(8 pm. – promoted by ek hornbeck)
And what a week it was. Your bloguero finds himself hiding out in Columbia County,
New York, southeast of Albany and abutting the Massachusetts border, an area deep in winter, full of snow, crusted of with heavy ice, and very cold. In two words: hard winter.
While some blogs can tell you what’s coming in the future, an attribute your bloguero admires, The Dream Antilles can’t. Why not? Because in a phrase: this blog doesn’t know what’s coming up. Your bloguero doesn’t know what, if anything, will write itself into pixels this week. This is just one of the blog’s many delightful but sometimes vexing idiosyncrasies, like having the comment instructions be en Espanol. And having the videos be too narrow. Like having many dead links in the blog list. Like, because of the bloguero’s obvious laziness, not giving you the links to stories in this posting: you just go to The Dream Antilles and scroll down to what you’re looking for.

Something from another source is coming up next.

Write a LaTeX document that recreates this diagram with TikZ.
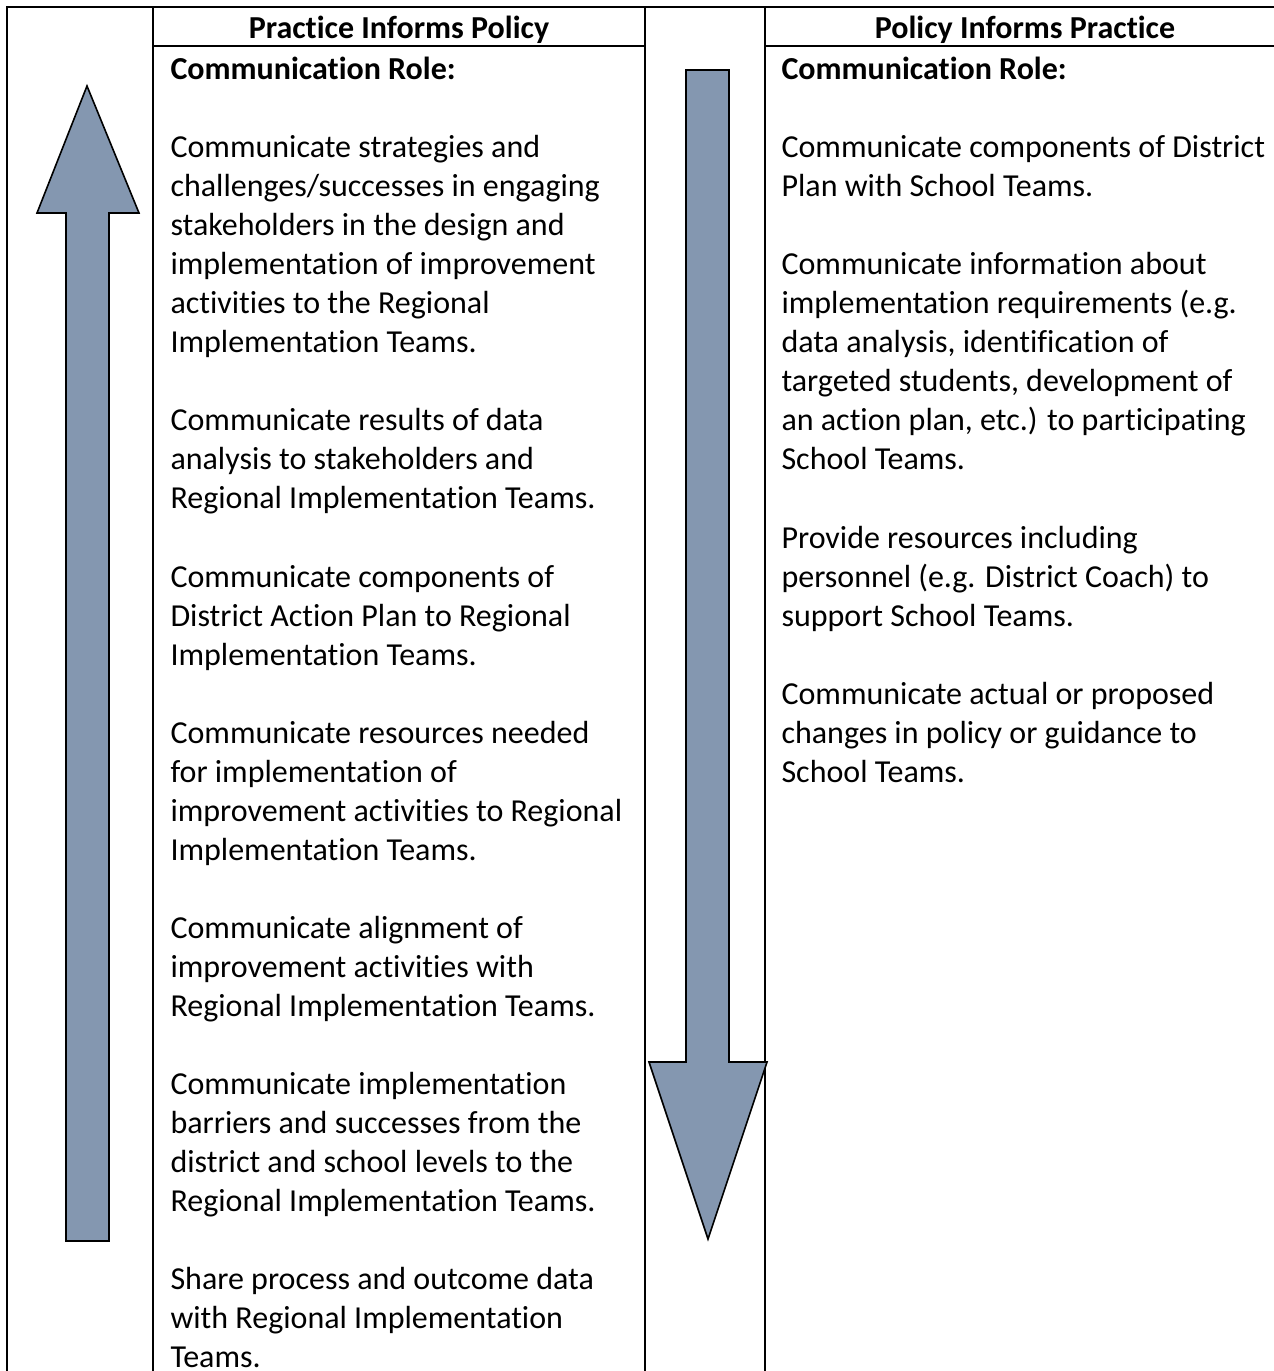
\documentclass[tikz,border=0pt]{standalone}
\usepackage{fontspec}
\setmainfont{Carlito}[Ligatures={NoCommon,NoContextual,NoRequired}, Contextuals=NoAlternate]
\definecolor{arrowblue}{HTML}{8497B0}
\begin{document}
\begin{tikzpicture}[x=0.375pt,y=-0.375pt,
  txt/.style={anchor=base west, inner sep=0pt, font=\fontsize{12}{14.625}\selectfont},
  btxt/.style={txt, font=\fontsize{12}{14.625}\selectfont\bfseries},
  hdr/.style={anchor=base, inner sep=0pt, font=\fontsize{12}{14.625}\selectfont\bfseries},
  rule/.style={line width=0.8pt, line cap=rect},
  arrowshape/.style={fill=arrowblue, draw=black, line width=0.6pt, line join=miter}]
\useasboundingbox (0,0) rectangle (1273,1371);
% table rules
\draw[rule] (7,7) -- (1273,7);
\draw[rule] (7,7) -- (7,1371);
\draw[rule] (153,7) -- (153,1371);
\draw[rule] (645,7) -- (645,1371);
\draw[rule] (765,7) -- (765,1371);
\draw[rule] (153,46) -- (645,46);
\draw[rule] (765,46) -- (1273,46);
% headers
\node[hdr] (h1) at (399,39) {Practice Informs Policy};
\node[hdr] (h2) at (1025,39) {Policy Informs Practice};
% arrows
\draw[arrowshape] (87,86) -- (139,213) -- (109,213) -- (109,1241) -- (66,1241) -- (66,213) -- (37,213) -- cycle;
\draw[arrowshape] (686,70) -- (729,70) -- (729,1062) -- (767,1062) -- (708,1239) -- (649,1062) -- (686,1062) -- cycle;
% left column
\node[btxt] (lrole) at (170,80) {Communication Role:};
\foreach \k/\t in {
  2/{Communicate strategies and},
  3/{challenges/successes in engaging},
  4/{stakeholders in the design and},
  5/{implementation of improvement},
  6/{activities to the Regional},
  7/{Implementation Teams.},
  9/{Communicate results of data},
  10/{analysis to stakeholders and},
  11/{Regional Implementation Teams.},
  13/{Communicate components of},
  14/{District Action Plan to Regional},
  15/{Implementation Teams.},
  17/{Communicate resources needed},
  18/{for implementation of},
  19/{improvement activities to Regional},
  20/{Implementation Teams.},
  22/{Communicate alignment of},
  23/{improvement activities with},
  24/{Regional Implementation Teams.},
  26/{Communicate implementation},
  27/{barriers and successes from the},
  28/{district and school levels to the},
  29/{Regional Implementation Teams.},
  31/{Share process and outcome data},
  32/{with Regional Implementation},
  33/{Teams.}}
  \node[txt] (L\k) at (170,{80+39*\k}) {\t};
% right column
\node[btxt] (rrole) at (781,80) {Communication Role:};
\foreach \k/\t in {
  2/{Communicate components of District},
  3/{Plan with School Teams.},
  5/{Communicate information about},
  6/{implementation requirements (e.g.},
  7/{data analysis, identification of},
  8/{targeted students, development of},
  9/{an action plan, etc.) to participating},
  10/{School Teams.},
  12/{Provide resources including},
  13/{personnel (e.g. District Coach) to},
  14/{support School Teams.},
  16/{Communicate actual or proposed},
  17/{changes in policy or guidance to},
  18/{School Teams.}}
  \node[txt] (R\k) at (781,{80+39*\k}) {\t};
\end{tikzpicture}
\end{document}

It is not a long way. Like the way he refers to himself in this post in the third person, as if he were the typing Deion Sanders.
So, if you look at the past week you will find:
Bob Marley’s Birthday: He’d Be 65. Hard to imagine, but it’s been almost thirty years since he passed on. And he’s an icon. So we celebrate his birthday with a video of him performing “No Woman No Cry,” one of my favorites.

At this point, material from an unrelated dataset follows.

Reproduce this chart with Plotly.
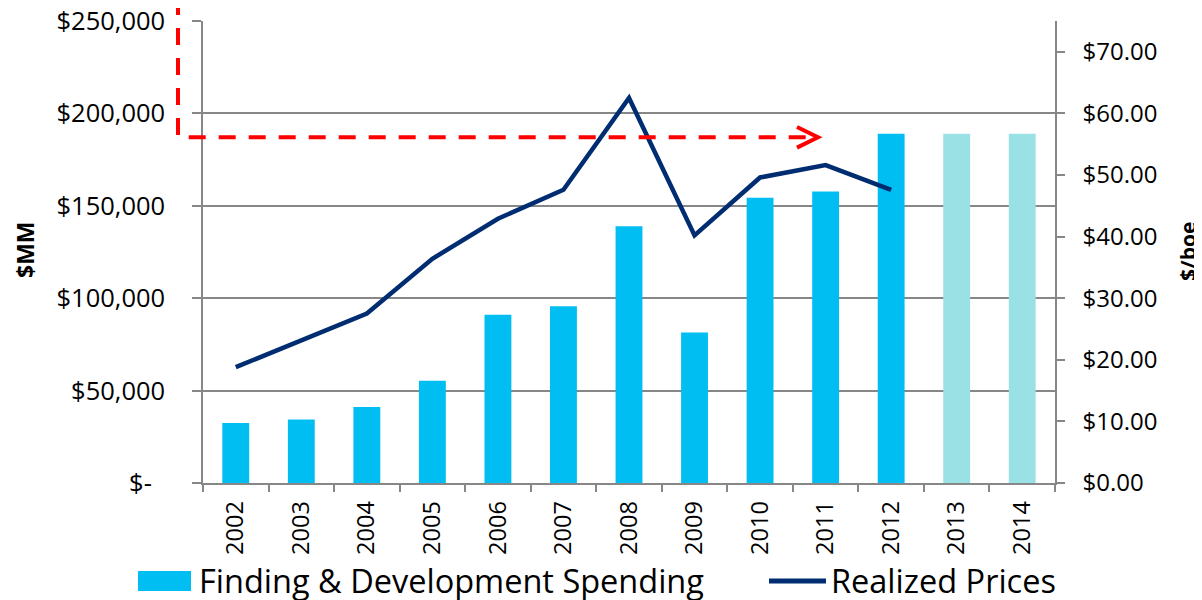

Making The Independent Judiciary A Joke complains about Clarence Thomas’s wife’s rightwing political activism as a threat to judicial independence. Specifically, she’s selling access. The comments posted to this essay at dKos make one suspect that commenters at that blog are on the payroll of rightwing think tanks. Prove that wrong.
Announcing An Internet Serialized Novel tells the world that our friend, the novelist Claudia Ricci, is posting a serialized version of her latest novel at Huffington Post. This is exciting, and it might herald the return of the serialized novel to America.
Storm Central? is an essay about what happens when bad weather detains your bloguero at home and the local NPR affiliate is on full time fund raising, which by the way persists even as you read this. He gave, really he did, but he notices a passive aggressive tilt in the fund raising strategy.
Welcome to the Port Writers Alliance. What a great idea. The Dream Antilles is honored.
Enough, I Say, Enough. Even more crummy weather increases your bloguero’s cabin fever and grouchiness. And why on earth not? You have to be here to understand it.
Haiku For Imbolc. Imbolc is the cross-quarter day, February 1, half way between the start of Winter and the first day of Spring. So we’re half the way there, but it’s still a long slog to the first snow white.
Four Haiku For Egypt. Fed up with all of the analysis and blibber blabber, your bloguero cuts to the chase: poetry in support of democracy and the protestors in Egypt.